Was it just the one 5g pack in a 20litres batch?
 
Could you give it another few days or is today your only bottling day option?

Was it just the one 5g pack in a 20litres batch?

Today's my only day. Back to work tomorrow and busy the next 2 weekends. It's been in the FV for 17 days already.

Yeah just one pack, although my batch came in at about 16.5L (I was aiming for 15)
 
You could try re-pitching from the trub in the FV. I just take one of my sanatised bottles and fill it a third full with trub and put a lid on it and put it aside.
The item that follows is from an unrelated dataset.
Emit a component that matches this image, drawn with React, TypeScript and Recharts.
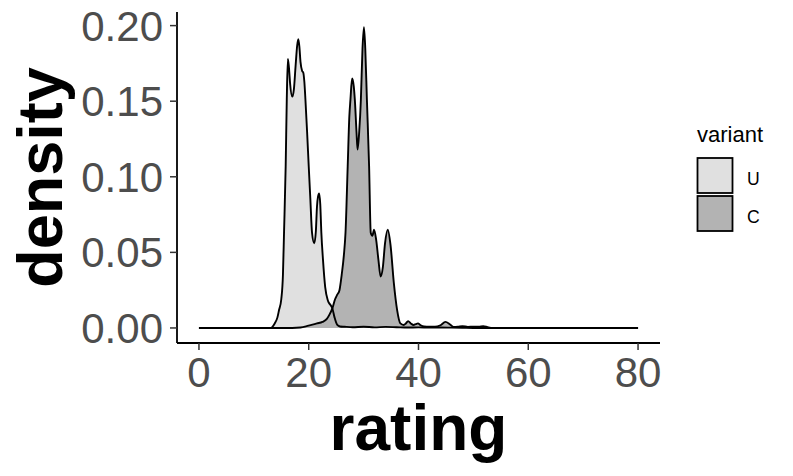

When you've got your new wort ready top the bottle up with your new wort, give it a gentle shake and tip the lot into your FV. Apart from that, the next time you're near a Wilkinsons you can get their Gervin S33 yeast for £1.75 for 11g, it's worth keeping a couple of packs in the fridge, just in case.
 
To make thinks simple for yourself just carb the bottles lower. As worst you just get beer fountains when you open a bottle and If you chill the beer for 24hrs min before you wont even get that
 
If its not dry hopped I would be tempted to leave it a couple of weeks ... give it a good shake and just wait... patience is the home brewers most powerful weapon.

Really you need to take sg reading a day ot 2 apart , if they are the same then fermenting may be over. Or stuck. . What was the starting sg?
 
If its not dry hopped I would be tempted to leave it a couple of weeks ... give it a good shake and just wait... patience is the home brewers most powerful weapon.

Really you need to take sg reading a day ot 2 apart , if they are the same then fermenting may be over. Or stuck. . What was the starting sg?
It was 1.046. I know some cheap ale yeasts have an attenuation of 60-70% and this came out at 64.9% according to Brewers Friend. I also messed up my mash temp for the first 15mins and it ended up way too hot so there's be some unfermentabke sugars in there, so it's likely it has finished.
 
To make thinks simple for yourself just carb the bottles lower. As worst you just get beer fountains when you open a bottle and If you chill the beer for 24hrs min before you wont even get that

This is what I've done. Used about a third of a teaspoon per bottle instead of my usual 3/4s.
 
Hope it behaves for you.

I was happy that my first AG brew was drinkable (it only got.down to 1.028 after mashing at 70c....) it has become a very drinkable and enjoyable (by now me and 3 testers) pint. So much so I'm considering do a larger batch, despite the high speciality malt bill, and planning to mash at the correct temperature.